FBI Director Robert Mueller and federal authorities rushed to Arizona to lead the investigation and response to the shooting, in which six people died and Giffords and 13 others were wounded. U.S. Capitol Police also issued a warning to members of Congress to be on high alert.

"While the United States Capitol Police does not specifically discuss the security of Members of Congress including details on our protective measures, the United States Capitol Police has communicated with House Members of Congress advising them to take reasonable and prudent precautions regarding their personal safety and security," said Sgt. Kimberly Schneider of the U.S. Capitol Police in a written statement.

Leaders in both parties pledged not to let the events in Arizona bring Capitol Hill to a full halt.

House Minority Leader Nancy Pelosi went on with a planned constituent event in San Francisco Saturday.

Boehner held a special press conference this morning where he argued that lawmakers' duty is to carry on with their jobs despite the shooting.

"Public service is a high honor, but these tragic events remind us that all of us in our roles in service to our fellow citizens comes with a risk," Boehner said in Ohio. "This inhuman act should not and will not deter us from our calling to represent our constituents and to fulfill our oaths of office. No act, no matter how heinous, must be allowed to stop us from our duty."

Boehner and Pelosi, as leaders, both rate round-the-clock protection from the Capitol Police.

Most lawmakers, like Giffords, do not get special police protection.

Attacks on members of Congress are rare. The last federal lawmaker to die violently was Rep. Leo Ryan, D-Calif., who was shot and killed in Guyana in 1978 while on a trip investigating the Jonestown cult settlement there.

Rep. Jackie Speier, D-Calif., was with Ryan as an aide in 1978 and was shot five times. She survived and now represents the same Northern California district that Ryan did.

She told ABC News Saturday she's adamant, at least for her part, that security for members of congress not be increased at home.

"I certainly don't want to have to be required to have a police presence," she said. "If that's the case, then it's time for me to no longer be a congressmember."

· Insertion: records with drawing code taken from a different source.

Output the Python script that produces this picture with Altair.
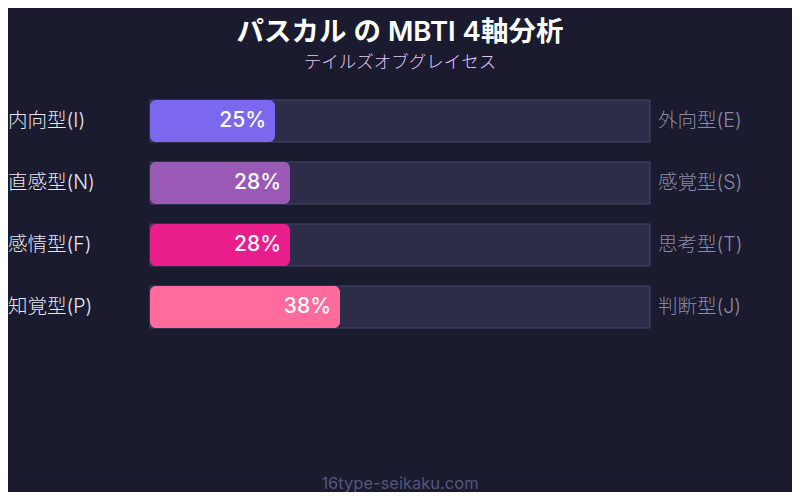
"""MBTI four-axis bar chart for a single character, drawn as layered Altair marks."""

import altair as alt
import pandas as pd

title = "パスカル の MBTI 4軸分析"
subtitle = "テイルズオブグレイセス"
footer = "16type-seikaku.com"

left_labels = ["内向型(I)", "直感型(N)", "感情型(F)", "知覚型(P)"]
right_labels = ["外向型(E)", "感覚型(S)", "思考型(T)", "判断型(J)"]
percents = [25, 28, 28, 38]
colours = ["#7b68ee", "#9b59b6", "#e91e8c", "#ff6b9d"]

BG = "#1a1b2e"
FONT = "Inter, Noto Sans CJK JP, sans-serif"

df = pd.DataFrame({
    "axis": left_labels,
    "left": left_labels,
    "right": right_labels,
    "pct": percents,
    "label": [f"{p}%" for p in percents],
    "colour": colours,
    "zero": 0,
    "full": 100,
})

# page has an 8px margin, so chart coordinates are page coordinates minus 8
xscale = alt.Scale(domain=[0, 100], range=[142, 642])
yscale = alt.Scale(domain=left_labels, range=[92, 320], paddingInner=20 / 62, paddingOuter=0)
x = lambda f: alt.X(f, scale=xscale, axis=None)
y = alt.Y("axis:N", scale=yscale, axis=None, sort=left_labels)

base = alt.Chart(df)

track = base.mark_bar(color="#2d2d4a", stroke="#44446a", strokeWidth=1).encode(
    x=x("zero:Q"), x2="full:Q", y=y,
)
bars = base.mark_bar(cornerRadius=6).encode(
    x=x("zero:Q"), x2="pct:Q", y=y,
    color=alt.Color("colour:N", scale=None, legend=None),
)
values = base.mark_text(
    align="right", baseline="middle", dx=-9, fontSize=21, fontWeight=500,
    color="white", font=FONT,
).encode(x=x("pct:Q"), y=y, text="label:N")

left = base.mark_text(
    align="left", baseline="middle", fontSize=19.5, fontWeight=300,
    color="#e6e6f0", font=FONT,
).encode(x=alt.value(0), y=y, text="left:N")
right = base.mark_text(
    align="left", baseline="middle", fontSize=19.5, fontWeight=300,
    color="#8a8aa6", font=FONT,
).encode(x=alt.value(650), y=y, text="right:N")

heading = alt.Chart(pd.DataFrame({"t": [title]})).mark_text(
    align="center", baseline="middle", fontSize=27.5, fontWeight=600,
    color="white", font=FONT,
).encode(x=alt.value(392), y=alt.value(25), text="t:N")
sub = alt.Chart(pd.DataFrame({"t": [subtitle]})).mark_text(
    align="center", baseline="middle", fontSize=17.5, fontWeight=300,
    color="#e8c4f0", font=FONT,
).encode(x=alt.value(392), y=alt.value(55), text="t:N")
foot = alt.Chart(pd.DataFrame({"t": [footer]})).mark_text(
    align="center", baseline="middle", fontSize=16.5, color="#55557a", font=FONT,
).encode(x=alt.value(392), y=alt.value(476), text="t:N")

chart = (track + bars + values + left + right + heading + sub + foot).properties(
    width=784, height=484, autosize="none", padding=0, background=BG,
).configure_view(stroke=None, fill=BG)

chart.save("out.html", embed_options={"renderer": "svg", "actions": False})
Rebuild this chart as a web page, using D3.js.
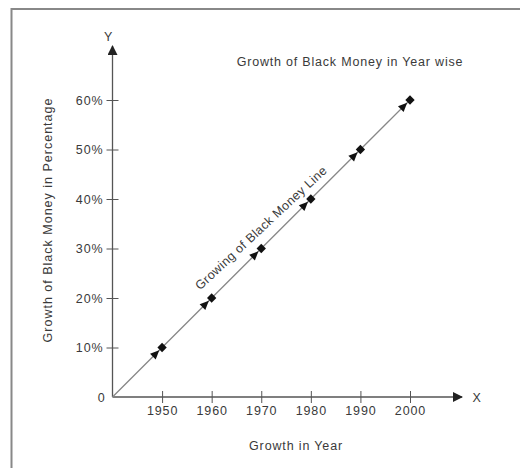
<!DOCTYPE html>
<html><head><meta charset="utf-8">
<script src="https://cdn.jsdelivr.net/npm/d3@7"></script>
<style>body{margin:0;background:#fff}svg{display:block}text{font-family:"Liberation Sans",Arial,sans-serif;fill:#3a3a3a}</style>
</head><body>
<svg id="c" width="520" height="468"></svg>
<script>
const years = [1950, 1960, 1970, 1980, 1990, 2000];
const values = [10, 20, 30, 40, 50, 60];
const yTicks = [10, 20, 30, 40, 50, 60];
const yTickLabels = ["10%", "20%", "30%", "40%", "50%", "60%"];
const title = "Growth of Black Money in Year wise";
const lineLabel = "Growing of Black Money Line";
const xTitle = "Growth in Year";
const yTitle = "Growth of Black Money in Percentage";

const FS = 12.5;
const svg = d3.select("#c");
// frame
svg.append("line").attr("x1",11).attr("y1",9).attr("x2",520).attr("y2",9).attr("stroke","#888").attr("stroke-width",2);
svg.append("line").attr("x1",11.5).attr("y1",8).attr("x2",11.5).attr("y2",468).attr("stroke","#888").attr("stroke-width",2);

const x = d3.scaleLinear().domain([1940, 2000]).range([112.5, 410]);
const y = d3.scaleLinear().domain([0, 60]).range([397, 100]);
const ox = x(1940), oy = y(0);

const defs = svg.append("defs");
defs.append("marker").attr("id","arr").attr("viewBox","0 0 10 10").attr("refX",9).attr("refY",5)
  .attr("markerWidth",10).attr("markerHeight",10).attr("markerUnits","userSpaceOnUse").attr("orient","auto")
  .append("path").attr("d","M0,0L10,5L0,10Z").attr("fill","#222");

// axes
svg.append("line").attr("x1",ox).attr("y1",oy).attr("x2",462).attr("y2",oy).attr("stroke","#555").attr("stroke-width",1.3).attr("marker-end","url(#arr)");
svg.append("line").attr("x1",ox).attr("y1",oy).attr("x2",ox).attr("y2",46).attr("stroke","#555").attr("stroke-width",1.3).attr("marker-end","url(#arr)");

const styleText = sel => sel.attr("font-size",FS).attr("fill","#3a3a3a").attr("letter-spacing",0.9)
  .attr("font-family","Liberation Sans, Arial, sans-serif");

const xAxis = d3.axisBottom(x).tickValues(years).tickFormat(d3.format("d")).tickSizeInner(6).tickSizeOuter(0).tickPadding(3);
const gx = svg.append("g").attr("transform",`translate(0,${oy})`).call(xAxis);
gx.select(".domain").remove();
gx.selectAll(".tick line").attr("y1",-6).attr("stroke","#555");
gx.selectAll(".tick text").call(styleText);

const yAxis = d3.axisLeft(y).tickValues(yTicks).tickFormat((d,i)=>yTickLabels[i]).tickSizeInner(6).tickSizeOuter(0).tickPadding(3);
const gy = svg.append("g").attr("transform",`translate(${ox},0)`).call(yAxis);
gy.select(".domain").remove();
gy.selectAll(".tick line").attr("x1",6).attr("stroke","#555");
gy.selectAll(".tick text").call(styleText);

svg.append("text").attr("x",ox-7).attr("y",oy+5).attr("text-anchor","end").call(styleText).text("0");
svg.append("text").attr("x",ox-4).attr("y",41).attr("text-anchor","middle").call(styleText).text("Y");
svg.append("text").attr("x",477).attr("y",oy+5).attr("text-anchor","middle").call(styleText).text("X");

// growth line
const pts = [[1940,0]].concat(years.map((yr,i)=>[yr,values[i]]));
svg.append("path").datum(pts).attr("d", d3.line().x(d=>x(d[0])).y(d=>y(d[1])))
  .attr("fill","none").attr("stroke","#888").attr("stroke-width",1.3);

// markers
const ang = Math.atan2(y(60)-y(0), x(2000)-x(1940));
years.forEach((yr,i)=>{
  const px = x(yr), py = y(values[i]);
  svg.append("rect").attr("x",-3.3).attr("y",-3.3).attr("width",6.6).attr("height",6.6)
    .attr("transform",`translate(${px},${py}) rotate(45)`).attr("fill","#111");
  const tx = px - 9*Math.cos(ang), ty = py - 9*Math.sin(ang);
  svg.append("path").attr("d","M5,0L-4,-4L-4,4Z").attr("fill","#111")
    .attr("transform",`translate(${tx},${ty}) rotate(${ang*180/Math.PI})`);
});

// texts
svg.append("text").attr("x",350).attr("y",66).attr("text-anchor","middle").call(styleText).attr("letter-spacing",0.8).text(title);
svg.append("text").attr("transform",`translate(264,231) rotate(-43)`).attr("text-anchor","middle").call(styleText).attr("letter-spacing",0.45).text(lineLabel);
svg.append("text").attr("x",296).attr("y",450).attr("text-anchor","middle").call(styleText).attr("letter-spacing",0.85).text(xTitle);
svg.append("text").attr("transform","translate(52,220) rotate(-90)").attr("text-anchor","middle").call(styleText).attr("letter-spacing",1.0).text(yTitle);
</script>
</body></html>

It is not clear what motivated the shooter in Arizona.

Giffords' Arizona district office was vandalized after her vote for the health care bill in March 2010, but there are no references to that law in the rambling posts on the shooting suspect's Myspace and YouTube pages.

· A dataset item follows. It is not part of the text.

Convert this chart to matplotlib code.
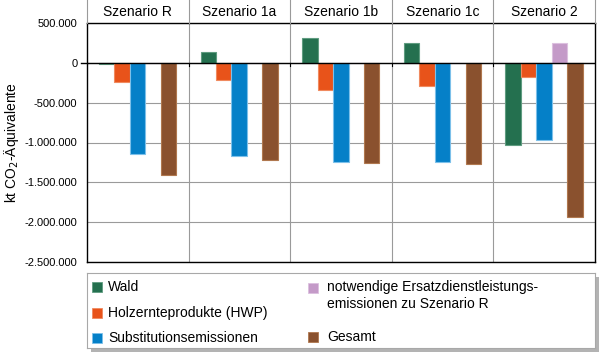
import matplotlib
matplotlib.use("Agg")
import matplotlib.pyplot as plt
from matplotlib.patches import Rectangle
from matplotlib.ticker import FuncFormatter

plt.rcParams['font.family'] = ['Liberation Sans', 'DejaVu Sans']

# data (kt CO2-Äquivalente)
szenarien = ["Szenario R", "Szenario 1a", "Szenario 1b", "Szenario 1c", "Szenario 2"]
wald = [-20000, 140000, 310000, 250000, -1035000]
hwp = [-245000, -210000, -335000, -285000, -175000]
substitution = [-1140000, -1170000, -1245000, -1245000, -970000]
ersatz = [0, 0, 0, 0, 245000]
gesamt = [-1410000, -1215000, -1255000, -1270000, -1940000]

serien = ["Wald", "Holzernteprodukte (HWP)", "Substitutionsemissionen",
          "notwendige Ersatzdienstleistungs-\nemissionen zu Szenario R", "Gesamt"]
farben = ["#24704f", "#e8531a", "#0580c8", "#c49ac8", "#8a512e"]
kanten = ["#5f9c80", "#f08a5f", "#7cc0ea", "#dcc0df", "#b0784f"]

W, H = 600, 353
fig = plt.figure(figsize=(W / 100, H / 100), dpi=100)

left, right, top, bottom = 87, 595, 23, 262
ax = fig.add_axes([left / W, 1 - bottom / H, (right - left) / W, (bottom - top) / H])
ax.set_xlim(0, 5)
ax.set_ylim(-2500000, 500000)

bw = 0.152
offs = [0.194, 0.346, 0.498, 0.650, 0.802]
daten = [wald, hwp, substitution, ersatz, gesamt]
for k, werte in enumerate(daten):
    xs = [i + offs[k] for i in range(5)]
    ax.bar(xs, werte, width=bw, color=farben[k], edgecolor=kanten[k],
           linewidth=0.8, zorder=3)

ax.set_yticks(range(-2500000, 500001, 500000))
ax.yaxis.set_major_formatter(FuncFormatter(lambda v, p: f"{int(v):,}".replace(",", ".")))
ax.tick_params(axis='y', length=0, pad=7, labelsize=8)
ax.set_xticks([])
ax.grid(axis='y', color='#9a9a9a', linewidth=0.8, zorder=0)
for i in range(1, 5):
    ax.axvline(i, color='#9a9a9a', linewidth=0.8, zorder=0)
    ax.plot([i, i], [0, -40000], color='black', linewidth=0.8, zorder=4)
ax.axhline(0, color='black', linewidth=1.0, zorder=4)
ax.plot([-0.06, 0], [0, 0], color='black', linewidth=1.0, clip_on=False)
for s in ax.spines.values():
    s.set_linewidth(1.0)
ax.set_ylabel("kt CO$_2$-Äquivalente", fontsize=10)
ax.yaxis.set_label_coords(-0.13, 0.5)

# header row with scenario names
hx = fig.add_axes([left / W, 1 - top / H, (right - left) / W, top / H])
hx.set_xlim(0, 5)
hx.set_ylim(0, 1)
hx.axis('off')
for i in range(6):
    hx.plot([i, i], [0, 1], color='#9a9a9a', linewidth=0.8, clip_on=False)
for i, name in enumerate(szenarien):
    hx.text(i + 0.5, 0.5, name, ha='center', va='center', fontsize=10)

# legend box with shadow
lt, lb = 273, 348
sx = fig.add_axes([(left + 4) / W, 1 - (lb + 4) / H, (right - left) / W, (lb - lt) / H])
sx.set_facecolor('#b3b3b3')
sx.set_xticks([])
sx.set_yticks([])
for s in sx.spines.values():
    s.set_visible(False)

lx = fig.add_axes([left / W, 1 - lb / H, (right - left) / W, (lb - lt) / H])
lx.set_facecolor('white')
lx.set_xlim(0, right - left)
lx.set_ylim(lb - lt, 0)
lx.set_xticks([])
lx.set_yticks([])
for s in lx.spines.values():
    s.set_color('#a8a8a8')
    s.set_linewidth(0.8)
pos = [(5, 14), (5, 40), (5, 65), (221, 15), (221, 64)]
for k, (px, py) in enumerate(pos):
    lx.add_patch(Rectangle((px, py - 5), 10, 10, facecolor=farben[k],
                           edgecolor=kanten[k], linewidth=0.6))
    if k == 3:
        lx.text(px + 19, 7, serien[k], va='top', fontsize=10, linespacing=1.25)
    else:
        lx.text(px + 16 + (3 if k == 4 else 0), py, serien[k], va='center', fontsize=10)

fig.savefig("out.png", dpi=100)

Her seat was one of the most competitive in the country and she barely defeated Tea Party favorite Jim Kelly last November.

Despite the lack of an apparent correlation between Giffords' shooting and any specific political vote or belief, some Democrats said they were taking special precautions after the shooting.

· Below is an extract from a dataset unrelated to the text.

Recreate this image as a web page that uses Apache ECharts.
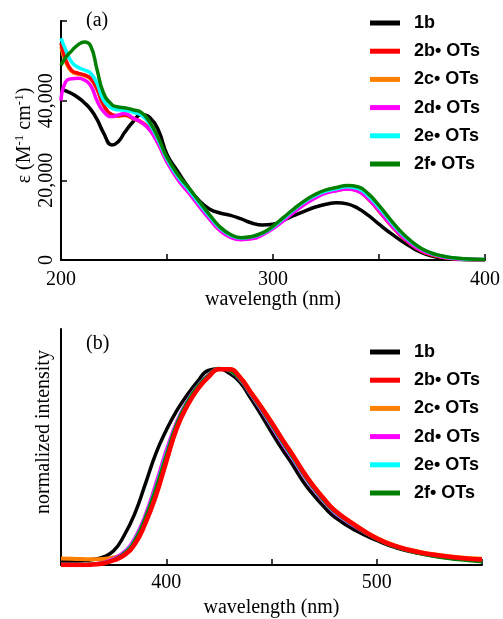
<!DOCTYPE html>
<html>
<head>
<meta charset="utf-8">
<script src="https://cdn.jsdelivr.net/npm/echarts@6/dist/echarts.min.js"></script>
<style>
  html, body { margin: 0; padding: 0; background: #fff; }
  #chart { width: 503px; height: 619px; }
</style>
</head>
<body>
<div id="chart"></div>
<script>
// (a) absorption, wavelength (nm) vs epsilon (M-1 cm-1)
const absWl = [200, 202, 205, 208, 211, 214, 217, 220, 224, 227, 230, 234, 238, 242, 246, 250,
  255, 260, 265, 270, 275, 280, 285, 290, 295, 300, 305, 310, 315, 320, 325, 330, 335, 340, 345, 350,
  355, 360, 365, 370, 375, 380, 385, 390, 400]
const abs1b = [43000, 42500, 41800, 40800, 39500, 37800, 35300, 32000, 28900, 29700, 32000, 34700, 36500, 35700, 32500, 26500,
  22300, 18300, 15000, 12800, 11800, 11200, 10300, 9300, 8800, 9000, 10000, 11200, 12300, 13300, 14000, 14400, 14100, 13000, 11200, 9000,
  6900, 5000, 3300, 1900, 1000, 500, 200, 80, 0]
const abs2b = [54400, 50600, 47600, 46900, 46500, 45600, 43000, 39000, 36500, 36200, 36400, 35600, 34600, 32800, 29200, 24800,
  20500, 17200, 13800, 10500, 7500, 5800, 5200, 5500, 6600, 8200, 10300, 12400, 14300, 15800, 16900, 17500, 17900, 17400, 15300, 12300,
  9100, 6300, 4000, 2300, 1300, 700, 350, 180, 50]
const abs2c = [53500, 50000, 47300, 46700, 46300, 45400, 42800, 38900, 36400, 36100, 36300, 35500, 34500, 32700, 29100, 24700,
  20400, 17100, 13700, 10400, 7500, 5800, 5200, 5500, 6600, 8200, 10300, 12400, 14300, 15800, 16900, 17500, 17900, 17400, 15300, 12300,
  9100, 6300, 4000, 2300, 1300, 700, 350, 180, 50]
const abs2d = [40000, 44500, 45500, 45600, 45200, 43800, 40000, 37300, 36000, 36400, 36800, 35600, 34500, 32500, 29000, 24600,
  20300, 17000, 13600, 10300, 7400, 5700, 5100, 5300, 6300, 7900, 9900, 12000, 14000, 15600, 16800, 17400, 17800, 17300, 15300, 12400,
  9200, 6400, 4100, 2400, 1400, 750, 380, 200, 60]
const abs2e = [55700, 53000, 49700, 48400, 47700, 46900, 44300, 40200, 38100, 37700, 37600, 37100, 36300, 34000, 30000, 25400,
  21000, 17800, 14300, 11000, 8000, 6200, 5500, 5800, 6700, 8300, 10500, 12700, 14700, 16200, 17300, 17900, 18400, 18000, 16100, 13200,
  10000, 7000, 4600, 2800, 1600, 950, 500, 280, 100]
const abs2f = [48900, 50700, 52500, 54000, 54700, 53700, 47800, 42000, 39000, 38400, 38200, 37700, 37000, 34500, 30500, 25800,
  21500, 18300, 14800, 11400, 8300, 6400, 5600, 5900, 6800, 8500, 10700, 12900, 14900, 16500, 17600, 18200, 18700, 18400, 16600, 13700,
  10400, 7300, 4800, 2900, 1700, 1000, 550, 300, 100]

// (b) emission, normalized
const emWl = [350, 355, 360, 365, 370, 375, 380, 385, 390, 395, 400, 405, 410, 415, 420, 425, 430, 435, 440, 445,
  450, 455, 460, 465, 470, 475, 480, 490, 500, 510, 520, 530, 540, 550]
const em1b = [0.02, 0.02, 0.022, 0.028, 0.04, 0.072, 0.15, 0.26, 0.41, 0.565, 0.685, 0.785, 0.865, 0.935, 0.99, 0.998, 0.975, 0.93, 0.85, 0.765,
  0.675, 0.59, 0.51, 0.425, 0.355, 0.295, 0.244, 0.175, 0.125, 0.085, 0.06, 0.042, 0.03, 0.02]
const em2b = [0, 0, 0, 0.003, 0.008, 0.024, 0.05, 0.105, 0.21, 0.35, 0.525, 0.695, 0.81, 0.895, 0.955, 0.995, 0.995, 0.955, 0.88, 0.805,
  0.725, 0.64, 0.56, 0.475, 0.4, 0.335, 0.277, 0.2, 0.135, 0.092, 0.065, 0.048, 0.036, 0.028]
const em2c = [0.033, 0.032, 0.03, 0.029, 0.03, 0.038, 0.058, 0.11, 0.213, 0.352, 0.527, 0.697, 0.812, 0.897, 0.957, 0.996, 0.996, 0.957, 0.883, 0.808,
  0.728, 0.643, 0.563, 0.478, 0.403, 0.338, 0.28, 0.203, 0.138, 0.095, 0.068, 0.05, 0.038, 0.032]
const em2d = [0.005, 0.005, 0.005, 0.008, 0.015, 0.035, 0.07, 0.14, 0.26, 0.42, 0.59, 0.735, 0.84, 0.915, 0.97, 1.0, 0.985, 0.94, 0.865, 0.785,
  0.7, 0.615, 0.535, 0.455, 0.38, 0.318, 0.262, 0.19, 0.13, 0.088, 0.062, 0.045, 0.033, 0.025]
const em2e = [0.004, 0.004, 0.004, 0.006, 0.012, 0.03, 0.063, 0.13, 0.245, 0.4, 0.57, 0.725, 0.835, 0.912, 0.967, 0.999, 0.987, 0.943, 0.868, 0.79,
  0.706, 0.622, 0.541, 0.46, 0.385, 0.322, 0.266, 0.193, 0.13, 0.087, 0.06, 0.042, 0.03, 0.02]
const em2f = [0.004, 0.004, 0.004, 0.006, 0.011, 0.028, 0.06, 0.125, 0.24, 0.39, 0.56, 0.72, 0.83, 0.91, 0.965, 1.0, 0.988, 0.945, 0.872, 0.795,
  0.712, 0.628, 0.548, 0.465, 0.39, 0.325, 0.27, 0.195, 0.13, 0.087, 0.058, 0.038, 0.025, 0.015]

const names = ['1b', '2b• OTs', '2c• OTs', '2d• OTs', '2e• OTs', '2f• OTs']
const colors = {
  '1b': '#000000',
  '2b• OTs': '#ff0000',
  '2c• OTs': '#ff8000',
  '2d• OTs': '#ff00ff',
  '2e• OTs': '#00ffff',
  '2f• OTs': '#008000'
}

const serif = 'Liberation Serif'
const pairs = (xs, ys) => xs.map((x, i) => [x, ys[i]])

function line(name, xs, ys, idx, width) {
  return {
    name,
    type: 'line',
    xAxisIndex: idx,
    yAxisIndex: idx,
    data: pairs(xs, ys),
    smooth: 0.5,
    showSymbol: false,
    symbol: 'none',
    lineStyle: { color: colors[name], width },
    itemStyle: { color: colors[name] }
  }
}

const axisCommon = {
  axisLine: { show: true, onZero: false, lineStyle: { color: '#000', width: 2 } },
  axisTick: { show: true, inside: true, length: 6, lineStyle: { color: '#000', width: 1.5 } },
  splitLine: { show: false },
  axisLabel: { color: '#000', fontFamily: serif, fontSize: 20 }
}

function legend(top) {
  return {
    data: names,
    orient: 'vertical',
    left: 370,
    top,
    padding: 0,
    icon: 'rect',
    itemWidth: 30,
    itemHeight: 5,
    itemGap: 8.2,
    selectedMode: false,
    textStyle: {
      fontFamily: 'Liberation Sans',
      fontWeight: 'bold',
      fontSize: 18,
      color: '#000',
      lineHeight: 20,
      padding: [0, 0, 0, 9]
    }
  }
}

const chart = echarts.init(document.getElementById('chart'))
chart.setOption({
  animation: false,
  backgroundColor: '#fff',
  title: [
    { text: '(a)', left: 86, top: 11, padding: 0, textStyle: { fontFamily: serif, fontSize: 20, fontWeight: 'normal', color: '#000' } },
    { text: '(b)', left: 86, top: 334, padding: 0, textStyle: { fontFamily: serif, fontSize: 20, fontWeight: 'normal', color: '#000' } }
  ],
  legend: [legend(13), legend(342)],
  grid: [
    { left: 61, right: 17, top: 21, bottom: 359 },
    { left: 61, right: 21, top: 329, bottom: 50 }
  ],
  xAxis: [
    {
      ...axisCommon,
      type: 'value', gridIndex: 0, min: 200, max: 400, interval: 50,
      name: 'wavelength (nm)', nameLocation: 'middle', nameGap: 30, nameMoveOverlap: false,
      nameTextStyle: { fontFamily: serif, fontSize: 20, color: '#000' },
      axisLabel: { ...axisCommon.axisLabel, margin: 10, formatter: v => (v % 100 === 0 ? String(v) : '') }
    },
    {
      ...axisCommon,
      type: 'value', gridIndex: 1, min: 350, max: 550, interval: 50,
      name: 'wavelength (nm)', nameLocation: 'middle', nameGap: 33, nameMoveOverlap: false,
      nameTextStyle: { fontFamily: serif, fontSize: 20, color: '#000' },
      axisLabel: { ...axisCommon.axisLabel, margin: 8, formatter: v => (v % 100 === 0 ? String(v) : '') }
    }
  ],
  yAxis: [
    {
      ...axisCommon,
      type: 'value', gridIndex: 0, min: 0, max: 60000, interval: 20000,
      name: '{t|ε (M}{s|-1}{t| cm}{s|-1}{t|)}',
      nameLocation: 'middle', nameGap: 26, nameRotate: 90, nameMoveOverlap: false,
      nameTextStyle: {
        color: '#000',
        padding: [0, 0, 0, 10],
        rich: {
          t: { fontFamily: serif, fontSize: 20, color: '#000', lineHeight: 22, verticalAlign: 'bottom' },
          s: { fontFamily: serif, fontSize: 13, color: '#000', lineHeight: 22, verticalAlign: 'top' }
        }
      },
      axisLabel: {
        ...axisCommon.axisLabel, rotate: 90, margin: 4,
        formatter: v => (v === 60000 ? '' : v.toString().replace(/\B(?=(\d{3})+(?!\d))/g, ','))
      }
    },
    {
      ...axisCommon,
      type: 'value', gridIndex: 1, min: 0, max: 1.2,
      name: 'normalized intensity', nameLocation: 'middle', nameGap: 7, nameRotate: 90, nameMoveOverlap: false,
      nameTextStyle: { fontFamily: serif, fontSize: 20, color: '#000', padding: [0, 0, 0, 30] },
      axisTick: { show: false },
      axisLabel: { show: false }
    }
  ],
  series: [
    line('1b', absWl, abs1b, 0, 3.5),
    line('2c• OTs', absWl, abs2c, 0, 3.5),
    line('2b• OTs', absWl, abs2b, 0, 3.5),
    line('2d• OTs', absWl, abs2d, 0, 3.5),
    line('2e• OTs', absWl, abs2e, 0, 3.5),
    line('2f• OTs', absWl, abs2f, 0, 3.5),

    line('1b', emWl, em1b, 1, 3.5),
    line('2c• OTs', emWl, em2c, 1, 4),
    line('2d• OTs', emWl, em2d, 1, 2.5),
    line('2e• OTs', emWl, em2e, 1, 2.5),
    line('2f• OTs', emWl, em2f, 1, 3),
    line('2b• OTs', emWl, em2b, 1, 4.5)
  ]
})
</script>
</body>
</html>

"We have taken appropriate steps in light of the tragedy today in Arizona," Justin Ohlemiller, district director for Rep. Andre Carson, D-Ind., told The Associated Press.

Lawmakers are left to their own devices for security at home. A staffer to Sen. Jim Webb, D-Virginia, was arrested in 2007 when he accidentally tried to take the senator's gun into a Capitol Hill Office building.

At the time, Webb said lawmakers have to be careful.

"I'm a strong supporter of the Second Amendment; I have had a permit to carry a weapon in Virginia for a long time; I believe that it's important; it's important to me personally and to a lot of people in the situation that I'm in to be able to defend myself and my family," he said.

Since the Sept. 11, 2001, attacks, he said, "it's a more dangerous time" for those serving in government.

"I'm not going to comment with great specificity about how I defend myself, but I do feel I have that right," he said. "We are required to defend ourselves."